Interim measures arrangements can serve to build on this policy framework in the same way that ministry-specific operational guidelines will build on it. In some cases it may be effective for staff and First Nations to prepare an agreement that identifies who consults with whom, about what, with what time-lines, towards what objectives, with what avenues of appeal/dispute resolution etc., rather than having ad hoc consultation on individual items.

Alternatively, interim measures agreements may set out what steps will be taken by the line agency to avoid infringement of aboriginal rights, i.e., what sites will be specifically managed or protected (e.g. burial grounds), how artifacts will be treated, how streams will be protected from logging damage or how First Nations will have input into planning for the future development. In addition, they may also identify how other interests will be represented.

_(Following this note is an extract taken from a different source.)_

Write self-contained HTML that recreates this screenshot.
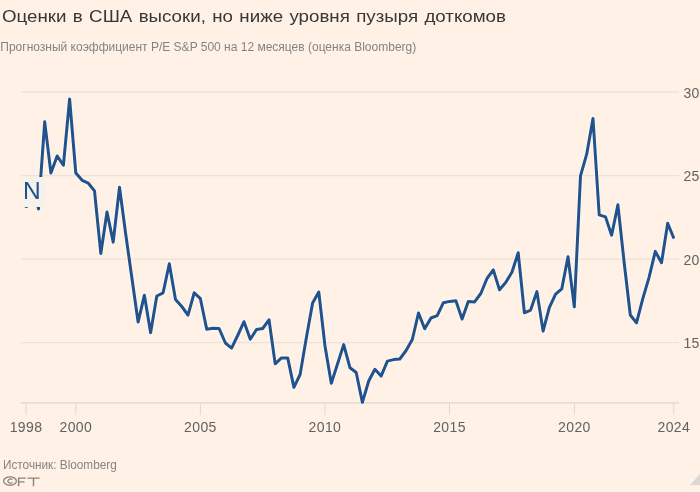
<!DOCTYPE html>
<html><head><meta charset="utf-8"><style>
html,body{margin:0;padding:0;}
body{width:700px;height:492px;background:#fff1e5;position:relative;overflow:hidden;font-family:"Liberation Sans",sans-serif;}
.t{position:absolute;left:2.2px;top:7px;font-size:16.5px;word-spacing:1.0px;color:#3a3633;white-space:nowrap;transform-origin:0 0;transform:scaleX(1.135);}
.s{position:absolute;left:0.3px;top:40.1px;font-size:12px;color:#8a837e;white-space:nowrap;}
.src{position:absolute;left:3.3px;top:457.3px;font-size:13.5px;transform-origin:0 0;transform:scaleX(0.872);color:#8a837e;white-space:nowrap;}
svg{position:absolute;left:0;top:0;}
.t,.s,.src,.xl,.yl{filter:grayscale(1);}
.xl{position:absolute;top:418.8px;letter-spacing:0.35px;width:60px;text-align:center;font-size:14px;color:#66605c;}
.yl{position:absolute;left:683.6px;font-size:14px;color:#66605c;line-height:18px;}
.nb{position:absolute;left:23px;top:177px;width:23px;height:30px;background:#f7f1ec;}
.nb span{position:absolute;left:0.3px;top:1px;font-size:23px;color:#22528c;transform-origin:0 0;transform:scaleX(1.065);}
</style></head><body>
<div class="t">Оценки в США высоки, но ниже уровня пузыря доткомов</div>
<div class="s">Прогнозный коэффициент P/E S&amp;P 500 на 12 месяцев (оценка Bloomberg)</div>
<svg width="700" height="492" viewBox="0 0 700 492">
<g stroke="#ebe1d8" stroke-width="1.2"><line x1="21" y1="92.15" x2="679" y2="92.15" /><line x1="21" y1="175.65" x2="679" y2="175.65" /><line x1="21" y1="259.15" x2="679" y2="259.15" /><line x1="21" y1="342.65" x2="679" y2="342.65" /></g>
<g stroke="#e0d7ce" stroke-width="1"><line x1="26.0" y1="403" x2="26.0" y2="415" /><line x1="75.8" y1="403" x2="75.8" y2="415" /><line x1="200.4" y1="403" x2="200.4" y2="415" /><line x1="324.9" y1="403" x2="324.9" y2="415" /><line x1="449.5" y1="403" x2="449.5" y2="415" /><line x1="574.4" y1="403" x2="574.4" y2="415" /><line x1="673.8" y1="403" x2="673.8" y2="415" /></g>
<line x1="21" y1="402.9" x2="679" y2="402.9" stroke="#e5dcd3" stroke-width="1.9"/>
<polyline points="26.00,207.80 32.20,184.00 38.50,209.00 44.70,121.86 50.90,173.02 57.20,155.96 63.40,165.27 69.60,98.91 75.80,173.00 82.10,180.30 88.30,183.20 94.50,190.90 100.80,253.47 107.00,212.04 113.20,242.15 119.50,187.31 125.70,234.00 131.90,278.00 138.10,322.05 144.40,295.19 150.60,332.73 156.80,296.00 163.10,292.80 169.30,263.78 175.50,299.60 181.80,306.50 188.00,315.12 194.20,292.73 200.40,298.70 206.70,329.17 212.90,328.30 219.10,328.50 225.40,343.00 231.60,348.07 237.90,335.00 244.00,321.72 250.30,339.24 256.50,329.50 262.70,328.50 269.00,319.79 275.20,363.86 281.40,357.90 287.70,357.90 293.90,387.32 300.10,374.50 306.40,337.50 312.60,303.00 318.80,292.09 325.00,346.00 331.30,383.35 337.50,364.00 343.70,344.62 350.00,367.80 356.20,372.50 362.40,402.34 368.70,381.00 374.90,369.31 381.10,376.10 387.40,361.10 393.60,359.60 399.80,359.00 406.10,350.50 412.30,339.50 418.50,313.01 424.70,328.78 431.00,318.00 437.20,315.70 443.40,302.70 449.70,301.40 455.90,300.80 462.10,319.11 468.30,301.40 474.60,301.90 480.80,293.50 487.00,278.50 493.30,269.89 499.50,289.84 505.70,282.60 512.00,272.00 518.20,252.77 524.40,312.82 530.60,310.10 536.90,291.61 543.10,331.14 549.30,307.70 555.60,294.20 561.80,288.80 568.00,256.69 574.30,306.85 580.50,175.80 586.70,154.20 593.00,118.50 599.20,214.80 605.50,216.90 611.60,235.19 617.90,204.83 624.10,262.00 630.30,315.00 636.50,322.91 642.80,298.70 649.00,277.60 655.30,251.38 661.50,262.78 667.70,223.27 673.90,238.50" fill="none" stroke="#ffffff" stroke-opacity="0.55" stroke-width="4.6" stroke-linejoin="round" stroke-linecap="butt"/>
<polyline points="26.00,207.80 32.20,184.00 38.50,209.00 44.70,121.86 50.90,173.02 57.20,155.96 63.40,165.27 69.60,98.91 75.80,173.00 82.10,180.30 88.30,183.20 94.50,190.90 100.80,253.47 107.00,212.04 113.20,242.15 119.50,187.31 125.70,234.00 131.90,278.00 138.10,322.05 144.40,295.19 150.60,332.73 156.80,296.00 163.10,292.80 169.30,263.78 175.50,299.60 181.80,306.50 188.00,315.12 194.20,292.73 200.40,298.70 206.70,329.17 212.90,328.30 219.10,328.50 225.40,343.00 231.60,348.07 237.90,335.00 244.00,321.72 250.30,339.24 256.50,329.50 262.70,328.50 269.00,319.79 275.20,363.86 281.40,357.90 287.70,357.90 293.90,387.32 300.10,374.50 306.40,337.50 312.60,303.00 318.80,292.09 325.00,346.00 331.30,383.35 337.50,364.00 343.70,344.62 350.00,367.80 356.20,372.50 362.40,402.34 368.70,381.00 374.90,369.31 381.10,376.10 387.40,361.10 393.60,359.60 399.80,359.00 406.10,350.50 412.30,339.50 418.50,313.01 424.70,328.78 431.00,318.00 437.20,315.70 443.40,302.70 449.70,301.40 455.90,300.80 462.10,319.11 468.30,301.40 474.60,301.90 480.80,293.50 487.00,278.50 493.30,269.89 499.50,289.84 505.70,282.60 512.00,272.00 518.20,252.77 524.40,312.82 530.60,310.10 536.90,291.61 543.10,331.14 549.30,307.70 555.60,294.20 561.80,288.80 568.00,256.69 574.30,306.85 580.50,175.80 586.70,154.20 593.00,118.50 599.20,214.80 605.50,216.90 611.60,235.19 617.90,204.83 624.10,262.00 630.30,315.00 636.50,322.91 642.80,298.70 649.00,277.60 655.30,251.38 661.50,262.78 667.70,223.27 673.90,238.50" fill="none" stroke="#22528c" stroke-width="3" stroke-linejoin="round" stroke-linecap="butt"/>
<polygon points="690,485 700,474 700,485" fill="#dcd7d2"/>
<ellipse cx="10" cy="481.1" rx="6.4" ry="4.2" fill="none" stroke="#8a837e" stroke-width="1.25"/>
<path d="M12.4,479.8 A2.6,2.0 0 1 0 12.4,482.4" fill="none" stroke="#8a837e" stroke-width="1.25"/>
<path d="M18.6,486.2 V478.1 H25.8 M18.6,481.9 H24.5 M27.5,478.1 H39.6 M33.5,478.1 V486.2" fill="none" stroke="#8a837e" stroke-width="1.4"/>
</svg>
<div class="xl" style="left:-4.0px">1998</div><div class="xl" style="left:45.8px">2000</div><div class="xl" style="left:170.4px">2005</div><div class="xl" style="left:294.9px">2010</div><div class="xl" style="left:419.5px">2015</div><div class="xl" style="left:544.4px">2020</div><div class="xl" style="left:643.8px">2024</div><div class="yl" style="top:83.6px">30</div><div class="yl" style="top:167.1px">25</div><div class="yl" style="top:250.6px">20</div><div class="yl" style="top:334.1px">15</div>
<div class="nb"><span>N</span></div>
<div class="src">Источник: Bloomberg</div>
</body></html>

Interim measures arrangements may have broader focus than simply avoiding infringement of aboriginal rights. For example, they may also identify other benefits to the First Nation such as employment, training, funding for data collection, etc. This is where they may depart from the obligation to avoid unjustifiable infringement of aboriginal rights and shift towards other commitments of government.

Many interim arrangements may have elements of both. For example, as noted in section 7.4.7, interim measures agreements may identify that a First Nation will consent to a proposed government activity in exchange for opportunities which will benefit them. Staff should never set aside the obligation to avoid unjustifiable infringement of aboriginal rights in order to negotiate an interim measures arrangement. They may want to negotiate an agreement to resolve conflict between an aboriginal right and a proposed Crown land activity in an attempt to have them co-exist. They may also wish to ensure other government commitments can be met. If an agreement fails, staff must still ensure that the policy framework is implemented.